◆ **TASK INSTRUCTIONS**: Isolate every line in the data with the string "matplotlib" and copy it.

◆ **EXTRACTED INFORMATION**:
^^^^^^^^

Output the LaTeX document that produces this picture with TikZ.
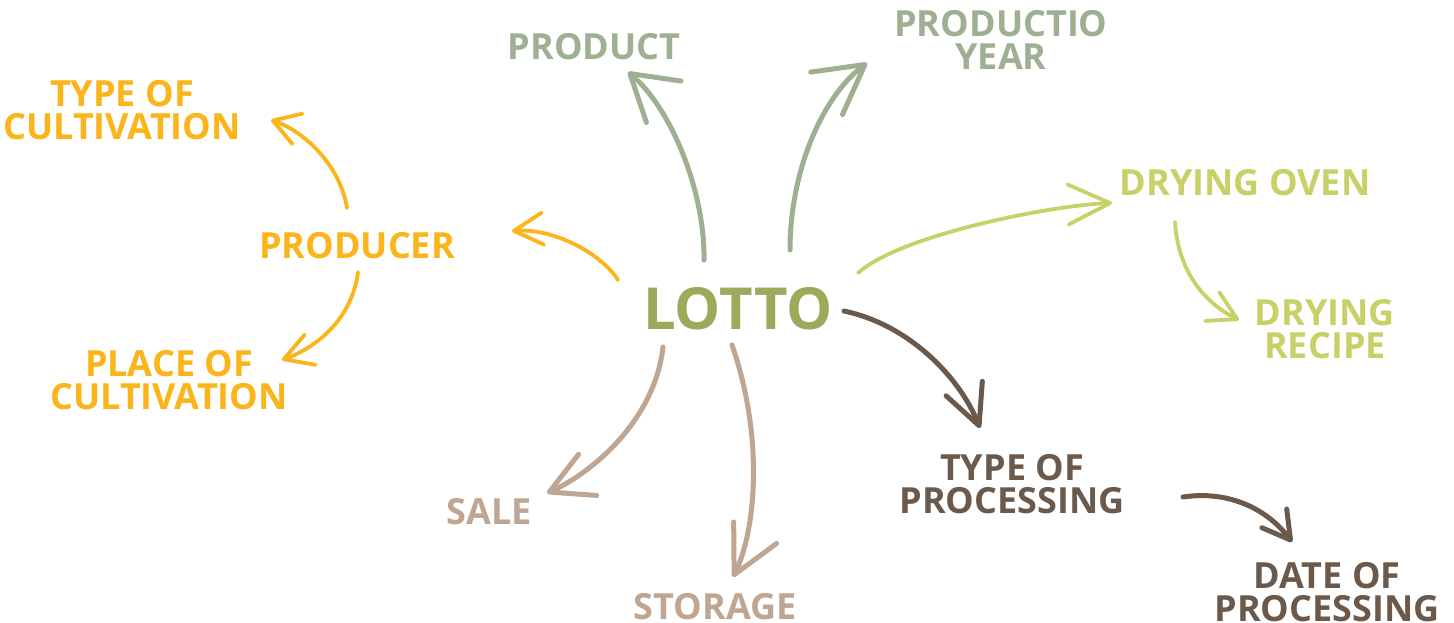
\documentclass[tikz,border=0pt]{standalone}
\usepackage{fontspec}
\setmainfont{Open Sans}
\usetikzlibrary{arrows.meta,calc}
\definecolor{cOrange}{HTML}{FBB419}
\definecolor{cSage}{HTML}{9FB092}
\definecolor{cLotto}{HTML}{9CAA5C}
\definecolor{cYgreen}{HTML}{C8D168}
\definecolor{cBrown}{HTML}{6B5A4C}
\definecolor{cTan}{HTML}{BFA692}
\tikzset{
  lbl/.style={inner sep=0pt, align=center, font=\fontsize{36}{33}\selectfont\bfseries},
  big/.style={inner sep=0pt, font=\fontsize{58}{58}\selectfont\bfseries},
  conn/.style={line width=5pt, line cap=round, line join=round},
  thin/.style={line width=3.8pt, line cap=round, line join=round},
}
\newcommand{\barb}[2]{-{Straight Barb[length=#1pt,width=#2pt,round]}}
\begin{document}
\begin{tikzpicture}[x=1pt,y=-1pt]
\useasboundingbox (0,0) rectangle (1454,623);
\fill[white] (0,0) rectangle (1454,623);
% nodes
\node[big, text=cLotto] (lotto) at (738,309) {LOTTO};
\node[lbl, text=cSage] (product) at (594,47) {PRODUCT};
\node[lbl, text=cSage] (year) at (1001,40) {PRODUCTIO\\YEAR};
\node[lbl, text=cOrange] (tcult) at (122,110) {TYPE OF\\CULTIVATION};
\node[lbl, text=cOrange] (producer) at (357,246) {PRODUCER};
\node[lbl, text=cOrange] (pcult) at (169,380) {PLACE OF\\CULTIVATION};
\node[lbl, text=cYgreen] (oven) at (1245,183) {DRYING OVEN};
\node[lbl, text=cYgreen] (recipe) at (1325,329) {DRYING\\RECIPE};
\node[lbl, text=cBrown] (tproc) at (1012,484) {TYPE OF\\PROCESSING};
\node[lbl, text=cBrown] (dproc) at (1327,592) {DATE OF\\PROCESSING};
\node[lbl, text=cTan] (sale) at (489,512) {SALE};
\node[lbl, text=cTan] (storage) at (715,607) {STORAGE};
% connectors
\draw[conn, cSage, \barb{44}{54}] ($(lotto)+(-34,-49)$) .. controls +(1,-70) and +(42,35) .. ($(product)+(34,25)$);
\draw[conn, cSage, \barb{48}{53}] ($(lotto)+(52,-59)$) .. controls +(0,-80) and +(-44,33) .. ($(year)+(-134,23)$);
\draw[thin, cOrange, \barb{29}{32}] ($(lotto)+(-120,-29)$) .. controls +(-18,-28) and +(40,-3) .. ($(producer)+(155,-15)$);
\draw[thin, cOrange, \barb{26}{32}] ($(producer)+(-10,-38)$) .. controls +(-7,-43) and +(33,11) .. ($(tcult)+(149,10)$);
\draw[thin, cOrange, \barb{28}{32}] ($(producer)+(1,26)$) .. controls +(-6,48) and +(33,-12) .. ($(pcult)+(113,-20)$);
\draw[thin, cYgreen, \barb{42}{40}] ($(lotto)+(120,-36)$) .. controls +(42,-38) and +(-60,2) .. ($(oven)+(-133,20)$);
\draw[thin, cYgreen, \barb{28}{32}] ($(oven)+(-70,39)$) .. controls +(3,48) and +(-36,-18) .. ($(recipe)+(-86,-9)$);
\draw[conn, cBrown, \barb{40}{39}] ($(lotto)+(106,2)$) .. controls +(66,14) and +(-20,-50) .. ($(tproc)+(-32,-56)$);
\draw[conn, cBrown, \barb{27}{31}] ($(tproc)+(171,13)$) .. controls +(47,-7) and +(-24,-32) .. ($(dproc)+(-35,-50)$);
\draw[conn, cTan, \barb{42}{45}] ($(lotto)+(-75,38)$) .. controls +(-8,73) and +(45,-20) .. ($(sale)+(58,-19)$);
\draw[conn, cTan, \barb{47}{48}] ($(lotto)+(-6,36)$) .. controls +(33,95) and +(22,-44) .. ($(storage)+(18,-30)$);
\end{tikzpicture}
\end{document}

^^^^^^^^

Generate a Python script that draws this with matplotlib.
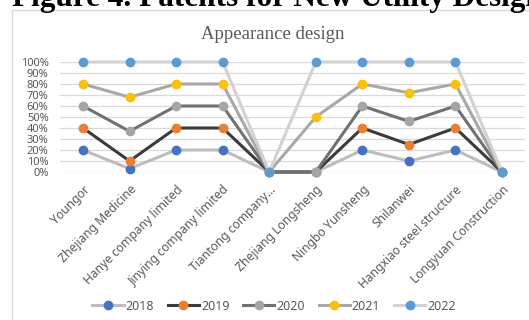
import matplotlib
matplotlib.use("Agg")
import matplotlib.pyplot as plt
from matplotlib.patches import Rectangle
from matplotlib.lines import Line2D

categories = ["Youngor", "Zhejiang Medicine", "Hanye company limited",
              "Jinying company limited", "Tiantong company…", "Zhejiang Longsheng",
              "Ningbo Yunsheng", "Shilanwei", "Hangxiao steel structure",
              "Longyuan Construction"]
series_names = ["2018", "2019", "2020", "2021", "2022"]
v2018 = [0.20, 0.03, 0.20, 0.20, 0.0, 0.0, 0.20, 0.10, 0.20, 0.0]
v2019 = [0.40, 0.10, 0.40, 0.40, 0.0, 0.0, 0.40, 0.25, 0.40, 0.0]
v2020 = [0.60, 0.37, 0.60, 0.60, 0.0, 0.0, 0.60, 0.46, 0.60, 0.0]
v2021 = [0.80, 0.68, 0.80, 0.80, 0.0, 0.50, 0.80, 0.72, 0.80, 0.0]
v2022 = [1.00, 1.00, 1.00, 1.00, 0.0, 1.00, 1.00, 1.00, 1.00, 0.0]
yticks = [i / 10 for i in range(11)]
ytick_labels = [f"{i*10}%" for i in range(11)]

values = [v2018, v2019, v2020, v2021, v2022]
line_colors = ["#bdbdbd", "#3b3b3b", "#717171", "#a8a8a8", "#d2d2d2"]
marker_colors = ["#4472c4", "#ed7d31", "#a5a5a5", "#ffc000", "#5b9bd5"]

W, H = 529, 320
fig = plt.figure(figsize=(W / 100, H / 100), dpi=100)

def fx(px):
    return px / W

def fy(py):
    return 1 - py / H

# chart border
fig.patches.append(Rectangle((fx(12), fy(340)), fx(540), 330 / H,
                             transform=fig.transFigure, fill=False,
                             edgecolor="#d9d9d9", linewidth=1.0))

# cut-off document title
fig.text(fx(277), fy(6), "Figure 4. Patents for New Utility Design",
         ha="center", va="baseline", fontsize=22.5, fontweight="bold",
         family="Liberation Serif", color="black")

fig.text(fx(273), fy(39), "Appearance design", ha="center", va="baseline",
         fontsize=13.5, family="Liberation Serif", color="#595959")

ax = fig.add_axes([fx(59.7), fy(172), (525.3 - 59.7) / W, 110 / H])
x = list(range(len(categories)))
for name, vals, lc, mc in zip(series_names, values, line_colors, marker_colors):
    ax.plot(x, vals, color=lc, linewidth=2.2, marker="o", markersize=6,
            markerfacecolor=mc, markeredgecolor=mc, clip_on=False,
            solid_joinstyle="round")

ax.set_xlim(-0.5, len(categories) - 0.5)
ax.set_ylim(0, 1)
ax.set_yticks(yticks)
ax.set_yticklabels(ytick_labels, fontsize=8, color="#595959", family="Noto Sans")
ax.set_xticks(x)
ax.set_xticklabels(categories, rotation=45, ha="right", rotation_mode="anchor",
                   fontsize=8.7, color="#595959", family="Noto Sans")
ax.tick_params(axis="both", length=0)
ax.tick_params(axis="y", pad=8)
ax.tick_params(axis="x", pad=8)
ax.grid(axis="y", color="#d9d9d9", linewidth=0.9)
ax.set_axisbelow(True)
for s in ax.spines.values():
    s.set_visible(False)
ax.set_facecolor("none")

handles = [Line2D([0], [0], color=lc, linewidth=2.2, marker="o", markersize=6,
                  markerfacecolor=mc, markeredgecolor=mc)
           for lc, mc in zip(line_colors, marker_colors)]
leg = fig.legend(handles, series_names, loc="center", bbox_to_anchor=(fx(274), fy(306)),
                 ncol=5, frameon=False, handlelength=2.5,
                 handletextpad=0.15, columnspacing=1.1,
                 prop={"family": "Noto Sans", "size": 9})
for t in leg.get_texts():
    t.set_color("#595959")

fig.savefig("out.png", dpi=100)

^^^^^^^^

◆ **TASK SOLUTION**:
Generate a Python script that draws this with matplotlib.
import matplotlib
matplotlib.use("Agg")
import matplotlib.pyplot as plt
from matplotlib.patches import Rectangle
from matplotlib.lines import Line2D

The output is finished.